No doubt to the joy and relief of some parents, the start of the new school year is just on the horizon. So as kids and students start compiling their ‘back to school’ (BTS) kits, some brands are making the most of the country’s stationery and lunchbox fervour.
With retail expert Francesca Nicasio describing the BTS period as “the second biggest shopping event of the year”, retailers are using a number of ways to capitalise on this lucrative opportunity. At Warehouse Stationery, the retailer has released a series of helpful videos online (by 99). One four-part series titled ‘What Not To Do’, the videos go through a humorous list of handy ‘don’ts’, giving out practical tips such as no yoghurt pots in bags or curried egg sandwiches in the summer, to advising against embarrassing faux pas like crying after dropping your child off at school or pulling out a slice of the 80s slang (did someone say ‘radical’?).
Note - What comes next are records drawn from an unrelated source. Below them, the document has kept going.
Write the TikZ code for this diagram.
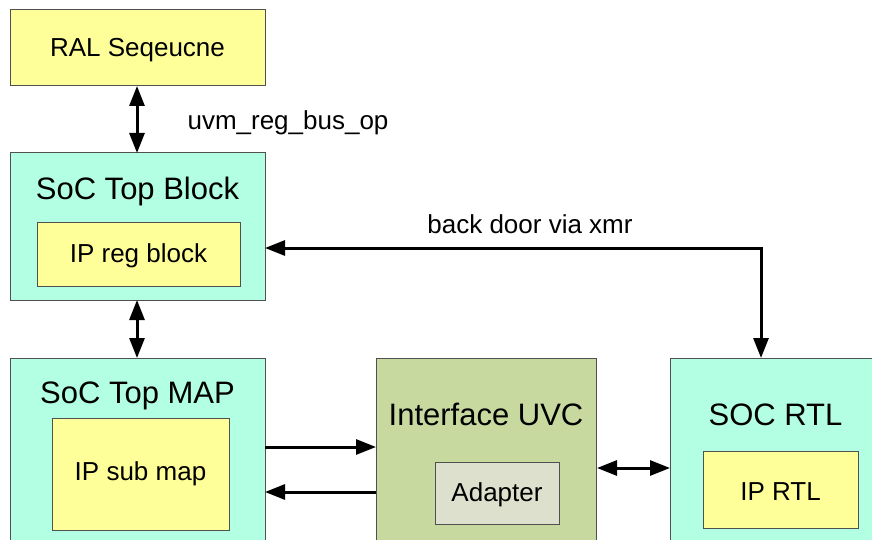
\documentclass[tikz,border=0pt]{standalone}
\usepackage{fontspec}
\setmainfont{Liberation Sans}
\usetikzlibrary{arrows.meta}
\definecolor{ylw}{HTML}{FFFF99}
\definecolor{cyn}{HTML}{B3FFE3}
\definecolor{olv}{HTML}{C8D9A0}
\definecolor{adp}{HTML}{DDE0CC}
\definecolor{edge}{HTML}{505050}
\tikzset{
  box/.style={draw=edge, line width=1pt},
  tip/.tip={Triangle[length=20pt,width=15pt]},
  conn/.style={line width=3pt, -tip},
  dconn/.style={line width=3pt, tip-tip},
  big/.style={font=\fontsize{31}{36}\selectfont, inner sep=0pt},
  small/.style={font=\fontsize{26}{30}\selectfont, inner sep=0pt},
}
\begin{document}
\begin{tikzpicture}[x=1pt,y=-1pt]
\useasboundingbox (0,0) rectangle (872,540);
\begin{scope}
\clip (0,0) rectangle (872,540);
\draw[box, fill=ylw] (10,10) rectangle (265,86);
\node[small] (ral) at (137.5,50.5) {RAL Seqeucne};

\draw[box, fill=cyn] (10,153) rectangle (265,300);
\node[big] (soctop) at (137.5,191.5) {SoC Top Block};
\draw[box, fill=ylw] (37,222) rectangle (240,286);
\node[small] (ipreg) at (138.5,255.5) {IP reg block};

\draw[box, fill=cyn] (10,358) rectangle (265,560);
\node[big] (socmap) at (137.5,395.5) {SoC Top MAP};
\draw[box, fill=ylw] (52,418) rectangle (229,530);
\node[small] (ipsub) at (140.5,473.5) {IP sub map};

\draw[box, fill=olv] (376,358) rectangle (596,560);
\node[big] (uvc) at (486,414.5) {Interface UVC};
\draw[box, fill=adp] (435,462) rectangle (559,524);
\node[small] (adapter) at (497,494.5) {Adapter};

\draw[box, fill=cyn] (670,358) rectangle (890,560);
\node[big] (socrtl) at (775.5,414.5) {SOC RTL};
\draw[box, fill=ylw] (703,451) rectangle (858,528);
\node[small] (iprtl) at (780.5,491.5) {IP RTL};
\end{scope}

\coordinate (ralB) at (137,86);
\coordinate (topT) at (137,153);
\coordinate (topB) at (137,300);
\coordinate (mapT) at (137,358);
\coordinate (topR) at (265,248);
\coordinate (corner) at (761,248);
\coordinate (rtlT) at (761,358);
\coordinate (mapR1) at (265,447);
\coordinate (uvcL1) at (376,447);
\coordinate (mapR2) at (265,492);
\coordinate (uvcL2) at (376,492);
\coordinate (uvcR) at (597,468);
\coordinate (rtlL) at (670,468);

\draw[dconn] (ralB) -- (topT);
\draw[dconn] (topB) -- (mapT);
\draw[dconn] (topR) -- (corner) -- (rtlT);
\draw[conn] (mapR1) -- (uvcL1);
\draw[conn] (uvcL2) -- (mapR2);
\draw[dconn] (uvcR) -- (rtlL);

\node[small] (lbl1) at (288,122.5) {uvm\_reg\_bus\_op};
\node[small] (lbl2) at (530,224.5) {back door via xmr};
\end{tikzpicture}
\end{document}
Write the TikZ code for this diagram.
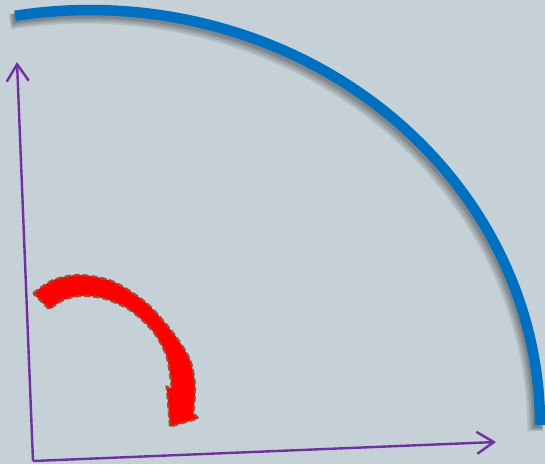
\documentclass[tikz,border=0pt]{standalone}
\usepackage{tikz}
\usetikzlibrary{arrows.meta}
\definecolor{bgcol}{RGB}{197,208,215}
\definecolor{axiscol}{RGB}{112,48,160}
\definecolor{arccol}{RGB}{0,112,192}
\definecolor{edgecol}{RGB}{165,75,50}
\begin{document}
\begin{tikzpicture}[
  x=1pt, y=-1pt,
  axis/.style={axiscol, line width=2.4pt, -{Straight Barb[length=17pt,width=22pt,line width=2.4pt]}},
  bigarc/.style={arccol, line width=10.5pt},
  arcshadow/.style={black, opacity=0.1},
  turn/.style={fill=red, draw=edgecol, line width=2.2pt, dash pattern=on 6pt off 3pt}
]
\useasboundingbox[fill=bgcol] (0,0) rectangle (545,464);
\coordinate (origin) at (33,461);
\coordinate (ytip) at (17,62);
\coordinate (xtip) at (496,442);
\coordinate (arcctr) at (90,425);
% shadow + quarter arc
\foreach \dx/\dy/\w in {-5/6/15, -4/5/13, -3/4/11, -2/3/10}
  \draw[arcshadow, line width=\w pt] (arcctr) ++(\dx,\dy) ++(-99.6:450 and 415) arc[start angle=-99.6, end angle=0, x radius=450, y radius=415];
\draw[bigarc] (arcctr) ++(-99.6:450 and 415) arc[start angle=-99.6, end angle=0, x radius=450, y radius=415];
% axes
\draw[axis] (origin) -- (ytip);
\draw[axis] (origin) -- (xtip);
% curved arrow
\path[turn] plot[smooth] coordinates {(33.3,293.3) (53.3,280) (80,275) (113.3,281.7) (146.7,303.3) (173.3,333.3) (190,360) (195,386.7) (193.3,413.3)}
  -- (198.3,418.3) -- (170,426.7) -- (166.7,386.7) -- (171.7,388.3)
  -- plot[smooth] coordinates {(171.7,388.3) (166.7,356.7) (153.3,331.7) (130,310) (103.3,298.3) (80,296) (63.3,300) (49.3,309.3)}
  -- cycle;
\end{tikzpicture}
\end{document}
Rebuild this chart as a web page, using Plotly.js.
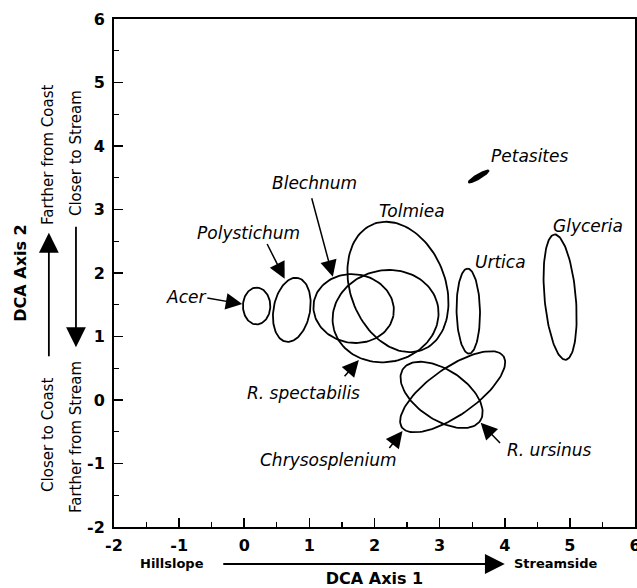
<!DOCTYPE html>
<html>
<head>
<meta charset="utf-8">
<script src="https://cdn.plot.ly/plotly-3.0.1.min.js"></script>
<style>html,body{margin:0;padding:0;background:#fff;}#chart{width:637px;height:588px;}</style>
</head>
<body>
<div id="chart"></div>
<script>
// ---- Data: species ellipses in DCA space ----
const species   = ['Acer','Polystichum','Blechnum','R. spectabilis','Tolmiea','Urtica','Glyceria','Petasites','Chrysosplenium','R. ursinus'];
const centerX   = [0.19, 0.73, 1.68, 2.17, 2.36, 3.44, 4.85, 3.60, 3.20, 3.03];
const centerY   = [1.48, 1.42, 1.44, 1.32, 1.78, 1.40, 1.62, 3.52, 0.13, 0.08];
const semiMajor = [0.29, 0.51, 0.62, 0.82, 1.06, 0.67, 0.99, 0.18, 0.96, 0.72];
const semiMinor = [0.21, 0.28, 0.54, 0.72, 0.73, 0.18, 0.24, 0.035, 0.37, 0.39];
const angleDeg  = [90, 80, -10, 15, 110, 91, 95, 31, 36, -35];
const filled    = [false,false,false,false,false,false,false,true,false,false];

// Label positions (data coords) and optional arrow tail/tip
const labelText = ['Acer','Polystichum','Blechnum','Tolmiea','Petasites','Glyceria','Urtica','R. spectabilis','Chrysosplenium','R. ursinus'];
const labelX    = [-0.90, 0.07, 1.08, 2.57, 4.38, 5.28, 3.93, 0.91, 1.30, 4.69];
const labelY    = [1.62, 2.63, 3.42, 2.98, 3.85, 2.74, 2.18, 0.11, -0.95, -0.79];
const arrowTailX = [-0.59, 0.34, 1.03, null, null, null, null, 1.52, 2.21, 3.95];
const arrowTailY = [1.61, 2.48, 3.20, null, null, null, null, 0.35, -0.78, -0.70];
const arrowTipX  = [-0.03, 0.62, 1.36, null, null, null, null, 1.76, 2.43, 3.63];
const arrowTipY  = [1.51, 1.91, 1.94, null, null, null, null, 0.63, -0.49, -0.36];

const tickVals = [-2,-1,0,1,2,3,4,5,6];

// ---- Build ellipse outlines from their parameters ----
function ellipse(cx, cy, a, b, deg) {
  const t = deg * Math.PI / 180, xs = [], ys = [];
  for (let i = 0; i <= 120; i++) {
    const p = 2 * Math.PI * i / 120;
    const u = a * Math.cos(p), v = b * Math.sin(p);
    xs.push(cx + u * Math.cos(t) - v * Math.sin(t));
    ys.push(cy + u * Math.sin(t) + v * Math.cos(t));
  }
  return {xs, ys};
}

const traces = species.map((name, i) => {
  const e = ellipse(centerX[i], centerY[i], semiMajor[i], semiMinor[i], angleDeg[i]);
  return {
    x: e.xs, y: e.ys, name: name, type: 'scatter', mode: 'lines',
    line: {color: '#000', width: filled[i] ? 1.5 : 1.8},
    fill: filled[i] ? 'toself' : 'none', fillcolor: '#000',
    hoverinfo: 'skip', showlegend: false
  };
});

const labelFont = {family: 'DejaVu Sans', size: 17, style: 'italic', color: '#000'};
const sideFont = {family: 'DejaVu Sans', size: 15, color: '#000'};
const annotations = [];
labelText.forEach((t, i) => {
  annotations.push({x: labelX[i], y: labelY[i], xref: 'x', yref: 'y', text: t,
    showarrow: false, font: labelFont, xanchor: 'center', yanchor: 'middle'});
  if (arrowTipX[i] !== null) {
    annotations.push({x: arrowTipX[i], y: arrowTipY[i], xref: 'x', yref: 'y',
      ax: arrowTailX[i], ay: arrowTailY[i], axref: 'x', ayref: 'y', text: '',
      showarrow: true, arrowhead: 2, arrowsize: 2.2, arrowwidth: 1.5, arrowcolor: '#000'});
  }
});

// Outside-plot direction labels and arrows (paper coords)
function sideLabel(x, y, text, font, angle) {
  return {x: x, y: y, xref: 'paper', yref: 'paper', text: text, textangle: angle || 0,
    showarrow: false, font: font, xanchor: 'center', yanchor: 'middle'};
}
const boldSmall = {family: 'DejaVu Sans', size: 13, weight: 'bold', color: '#000'};
annotations.push(
  sideLabel(0.111, -0.0728, 'Hillslope', boldSmall),
  sideLabel(0.848, -0.0728, 'Streamside', boldSmall),
  {x: 0.750, y: -0.0728, xref: 'paper', yref: 'paper', ax: -283, ay: 0, text: '',
   showarrow: true, arrowhead: 2, arrowsize: 2.2, arrowwidth: 1.8, arrowcolor: '#000'},
  sideLabel(-0.127, 0.732, 'Farther from Coast', sideFont, -90),
  sideLabel(-0.127, 0.181, 'Closer to Coast', sideFont, -90),
  sideLabel(-0.073, 0.736, 'Closer to Stream', sideFont, -90),
  sideLabel(-0.073, 0.177, 'Farther from Stream', sideFont, -90),
  {x: -0.125, y: 0.579, xref: 'paper', yref: 'paper', ax: 0, ay: 125, text: '',
   showarrow: true, arrowhead: 2, arrowsize: 2.2, arrowwidth: 1.8, arrowcolor: '#000'},
  {x: -0.073, y: 0.354, xref: 'paper', yref: 'paper', ax: 0, ay: -122, text: '',
   showarrow: true, arrowhead: 2, arrowsize: 2.2, arrowwidth: 1.8, arrowcolor: '#000'}
);

const tickFont = {family: 'DejaVu Sans', size: 16, weight: 'bold', color: '#000'};
const axisCommon = {
  range: [-2, 6], tickvals: tickVals, ticktext: tickVals.map(String),
  ticks: 'inside', ticklen: 9, tickwidth: 1.6, tickcolor: '#000',
  minor: {dtick: 0.5, tick0: 0, ticks: 'inside', ticklen: 5, tickwidth: 1.3, tickcolor: '#000'},
  showline: true, linecolor: '#000', linewidth: 2, mirror: true,
  showgrid: false, zeroline: false, tickfont: tickFont, fixedrange: true
};

const layout = {
  width: 637, height: 588,
  margin: {l: 114, r: 2, t: 19, b: 61},
  paper_bgcolor: '#fff', plot_bgcolor: '#fff',
  showlegend: false, hovermode: false,
  xaxis: Object.assign({}, axisCommon, {
    ticklabelstandoff: 3, ticklabeloverflow: 'allow',
    title: {text: 'DCA Axis 1', standoff: 19, font: {family: 'DejaVu Sans', size: 16, weight: 'bold', color: '#000'}}
  }),
  yaxis: Object.assign({}, axisCommon, {
    ticklabelstandoff: 4,
    title: {text: 'DCA Axis 2', standoff: 56, font: {family: 'DejaVu Sans', size: 16, weight: 'bold', color: '#000'}}
  }),
  annotations: annotations
};

Plotly.newPlot('chart', traces, layout, {displayModeBar: false, staticPlot: true});
</script>
</body>
</html>
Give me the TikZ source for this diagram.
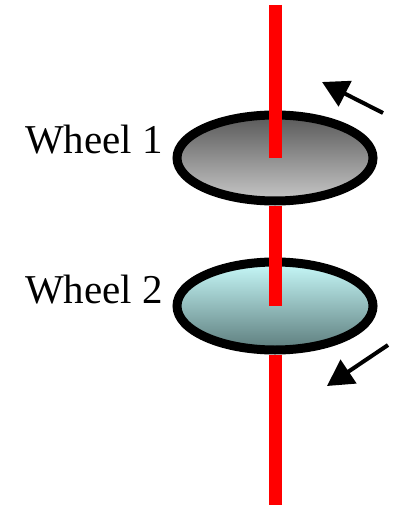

The online series provides a nice tie-in to the brand’s overarching ‘We do doing” positioning released last year, and makes up the social layer of Warehouse Stationery’s BTS campaign.
“The brand spot we released at the end of last year featured several elements relating to children, parents and school, setting the tone for ‘back to school’,” says managing director of 99 Paul Manning.
Manning adds that ‘back to school’ is Warehouse Stationery’s key annual sales event, with the retailer one of the country’s most prominent advertisers during the BTS period.
“Research has shown that Warehouse Stationery is overwhelmingly New Zealand’s favourite ‘back to school’ stationery brand—69% of Kiwis shop at Warehouse Stationery and the brand has 61% top of mind awareness, both of which have continued to grow year-on-year.”
Staying within the The Warehouse Group family, The Warehouse has come out with a dramatic take on the ‘back to school’ theme for their latest advertisement by DDB. In an attempt to promote their stationery, backpack, and computer range, the 30-second ad revs up a triumphant mood as students run, bike, and skate their way to a new school year.
On the retailer’s Facebook page, the ad has received an overwhelmingly positive response, with a sizeable number of users proudly pointing out that the video was filmed at Auckland’s Otahuhu College.
Beyond stationery staples like pen and paper, New World has come out with a series of tips—also developed by 99—to help parents going through the daily grind of packing the school lunchbox. The supermarket’s website lists a number of recipes like bacon and egg pies, chicken rolls, and chocolate bliss balls as a shake up to the usual humdrum of sandwich and chips.
According to online price comparison website PriceMe, demand for stationery and technology has increased significantly between the first and 16th of January. The most significant surge in demand has been with calculators as the website reports a 221 percent increase compared to average statistics from 2016. The Casio Graphics Calculator has proved particularly popular, with the pricey item often a regular staple in high school mathematics classes.
PriceMe also reports a 45 percent increase in demand for backpacks. Star Wars backpacks have proven the most popular, no doubt boosted by last month’s cinematic release of Rogue One.
In a sign of the times, a rising number of schools have been implementing Bring Your Own Device (BYOD) initiatives where students bring their own laptops and tablets for educational purposes. PriceMe has recorded a 29 percent increase in demand for tablets (especially the iPad Mini and low-priced refurbished iPads) and a 36 percent increase in demand for Chromebooks (especially educational ones such as the HP Education Notebook and the Acer Premium Education Notebook). Furthermore, low-end first-time phones—such as Alcatel phones—have also surged in popularity, with mobile phones becoming more and more prevalent among younger students.
Furthermore, retail management software company Vend reports that in the last two weeks of January 2016, spending in book stores increased by 114 percent compared to the first two weeks of January, and in music instrument and supply stores by 78 percent. Spending on children’s clothing also increased by 4 percent in the last two weeks of January, prior to school starting.